MAL 4:4 Remember the teaching of my servant Moses, the statutes and ordinances that I commanded him at Horeb for all Israel.

MAL 4:5 Lo, I will send you the prophet Elijah before the great and terrible day of the LORD comes. 6 He will turn the hearts of parents to their children and the hearts of children to their parents, so that I will not come and strike the land with a curse.
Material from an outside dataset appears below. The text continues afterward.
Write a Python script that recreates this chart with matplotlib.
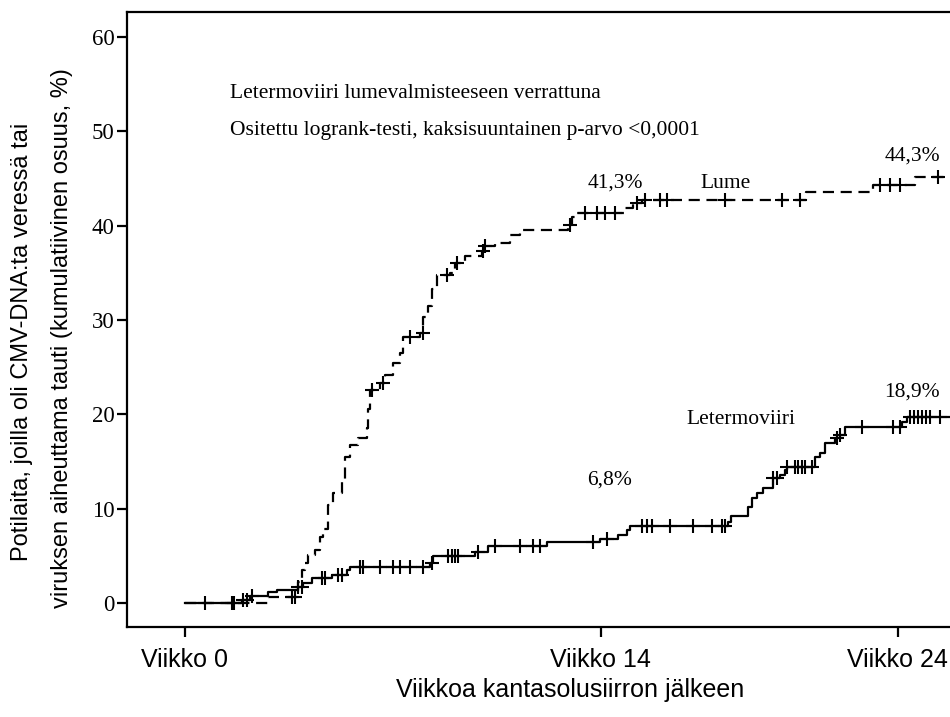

Just like the rest of the Old Testament prophets Malachi is looking forward to the Day of the Lord, the day when God will decisively act in setting the world to right. Malachi says part of what prepares our hearts for this event, part of what makes us ready to experience God’s Kingdom in all its fullness, is the hearts of the parents being turned towards their children and the hearts of the children being turned towards their parents. This is an incredible picture, a picture of seasoned adults not being focused on achieving for themselves but their desire is for their children to be all they can be. It’s the children not looking at the older generation with suspicion and rebellion but acknowledging the gift that is being given to them by their mentors. Out of that knowledge is born a love and respect for those who are sacrificially focusing on them.

God says this has to happen so that the land is not struck with a curse. Think about that for a second, when the older generation refuses to invest in the younger generation the land is cursed. I can think of many reasons why the land would be cursed when the older generation refuses to invest in the younger generation because of the things I’ve seen in my quarter century of experience in ministry.